Yes, with a routine. Drivers with workplace charging or a usable outlet barely notice the difference; all-public drivers pay roughly gas-equivalent prices for fuel and keep the maintenance savings. The deal improves the moment any cheap overnight option appears, which is why the landlord conversation is worth having early. If most of your charging will be DC fast for years, the fuel savings case gets thin; run your own numbers before buying.
Common questions
Can you own an EV without a home charger?+−
Yes. Workplace charging, public Level 2, weekly DC fast sessions, or a simple 120-volt outlet at your parking spot can each cover a normal driving month. All-public charging costs roughly what gas does, while any cheap overnight option restores most of the EV savings.
How much does it cost to charge an EV with only public charging?+−
About $57–$86 a month on public Level 2 (20–30¢/kWh) or about $120 a month on DC fast charging alone (about 42¢/kWh), for 1,000 miles in a typical EV. Home charging costs about $47 for the same miles.

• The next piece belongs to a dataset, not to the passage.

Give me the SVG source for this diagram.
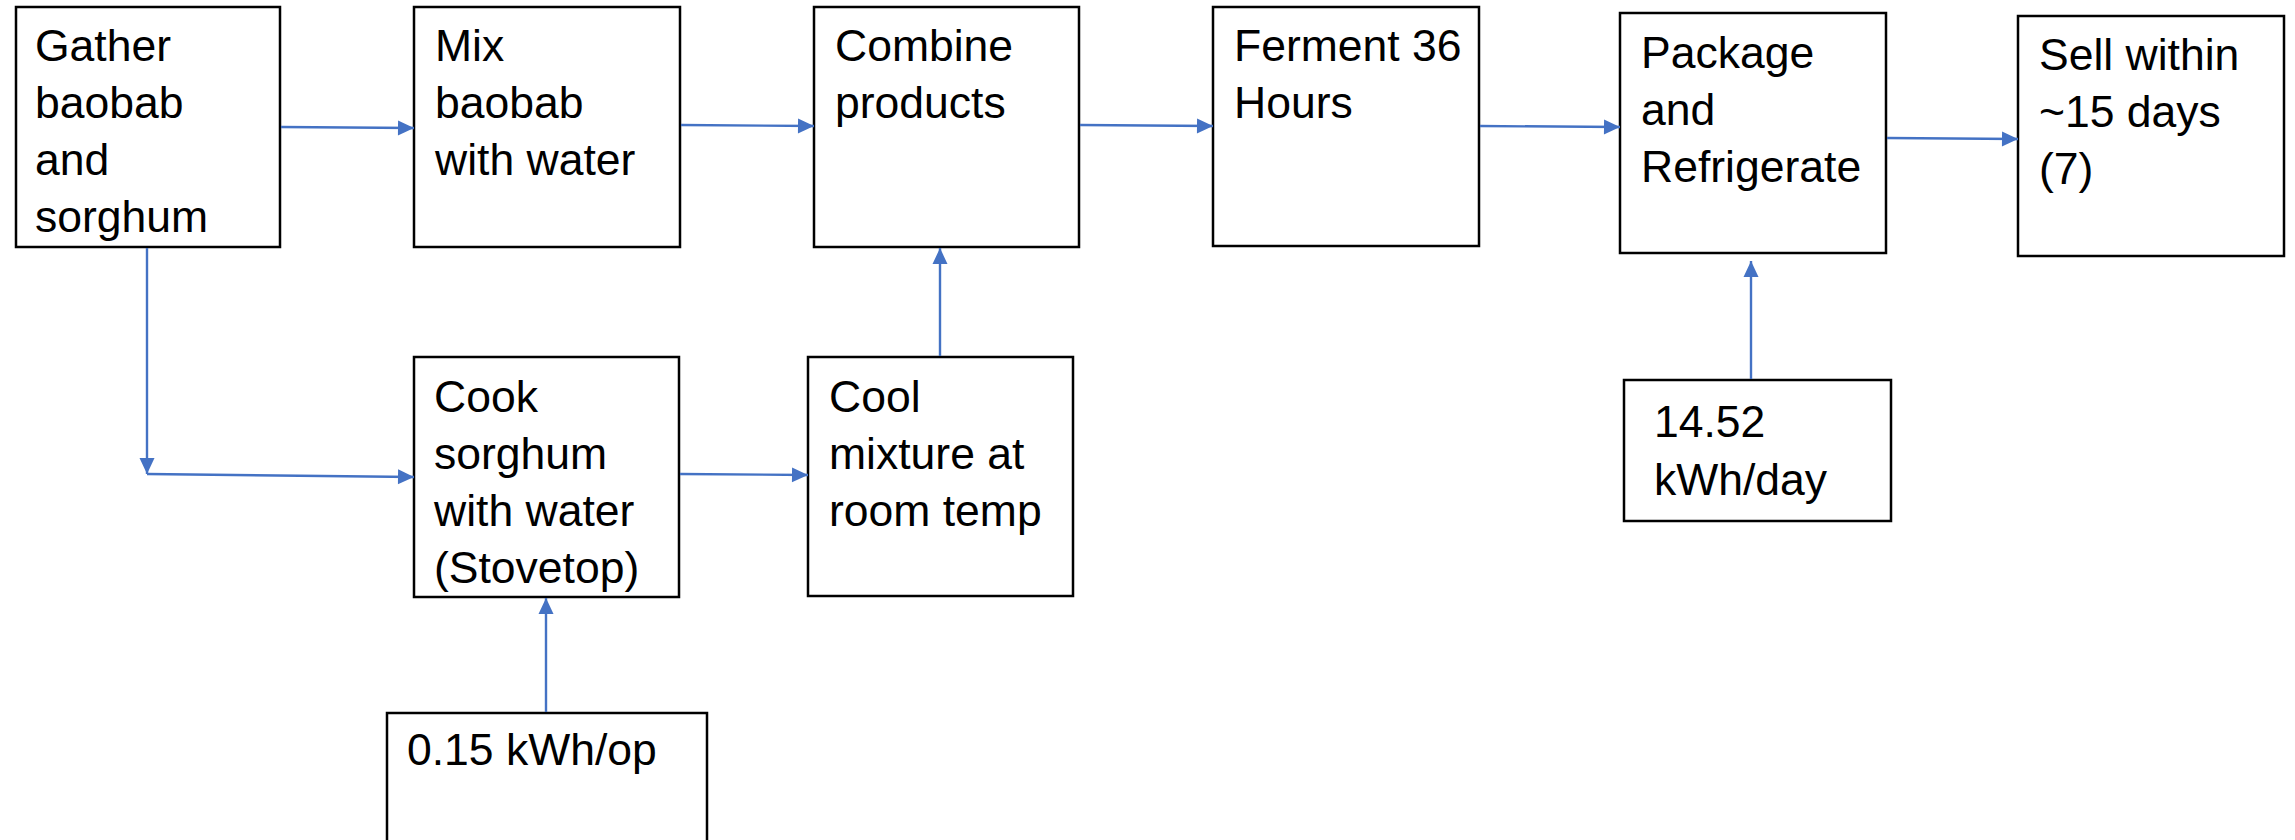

Can my landlord stop me from installing a charger?+−
In several states, right-to-charge laws require landlords and HOAs to permit a charger you pay for at your own parking spot, with reasonable conditions. Elsewhere it is negotiable; offering to cover the install and metering usually gets a yes.
Is Level 1 charging enough for an apartment?+−
Often, yes. A standard 120-volt outlet adds 30–50 miles of range overnight, which covers a typical commute. It only falls short for long daily driving, and an occasional DC fast stop fills that gap.